Are people saving money with this warm start to winter?
It's a trend that many Americans have likely noticed in the last month or so: The chilly weather that usually accompanies the period between Thanksgiving and Christmas has not really shown up so far this year. From the upper Midwest to the Northeast, the millions of consumers who are usually turning up the heat and bundling up for the winter weather are instead still walking around in light jackets and enjoying a little more time they can spend comfortably outdoors.
However, what many of those people might not know is that this provides them a significant savings opportunity if they are able to take advantage of it. In fact, the savings from not having to turn on the heat for an extra month - or simply keeping it set at a lower temperature - are likely to be fairly significant. Some might be uncomfortable with the idea, though, as it still does get a little chilly at night. But those who can simply wear an extra layer during the day and sleep under an extra blanket could find that this ends up being a very cost-effective move that could save them plenty of money until the weather turns colder.
Other ways this can be helpful
In addition, this can also help many Americans in terms of saving on other winter time expenses, such as the cost of materials used in clearing out snow, including those for rock salt or new shovels. Of course, those who are running low on salt or need a new shovel anyway shouldn't put off such a purchase. After all, when snow starts to fall, they wouldn't want to be left trying to find the last shovel at the local hardware store, but it might allow them to delay those purchases at least a little bit longer.
Further, though, consumers may also be able to make improvements to their homes with the money now being freed up, such as re-sealing the areas around doors and windows, to save even more over the course of the year. That may sound like spending money that was immediately saved, but it's actually more of an investment that would provide benefits all year long.

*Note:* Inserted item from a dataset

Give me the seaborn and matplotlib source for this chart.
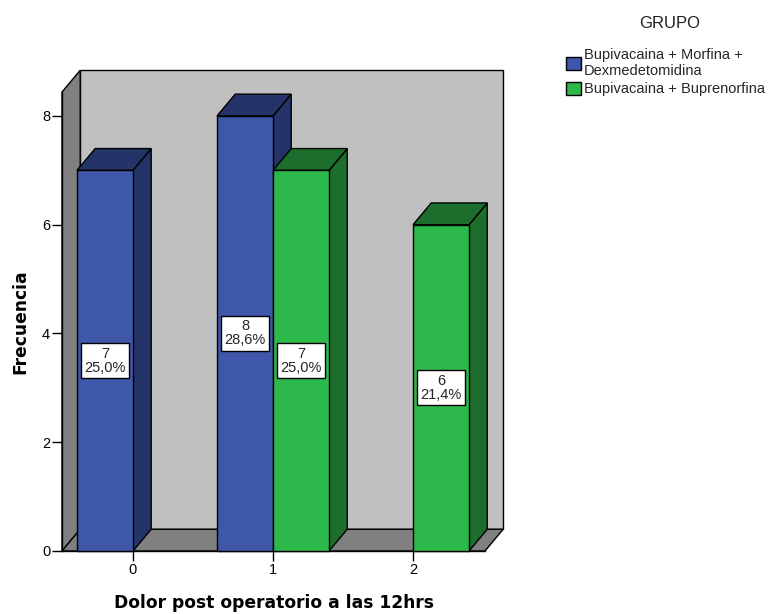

Getting smarter about winter
Beyond all that, though, there are things consumers can do when the cold weather actually arrives that could likewise go a long way toward helping them save money. For instance, if they have a "smart" thermostat that can be set via a smartphone or put on a timer, turning the heat down when no one is home (i.e. during school or work hours) could be a great way to cut costs when temperatures drop. Further, turning down the temperature of a home's water heater just a little bit will make little difference to people taking a shower, but could end up saving a lot of money over the course of an entire year.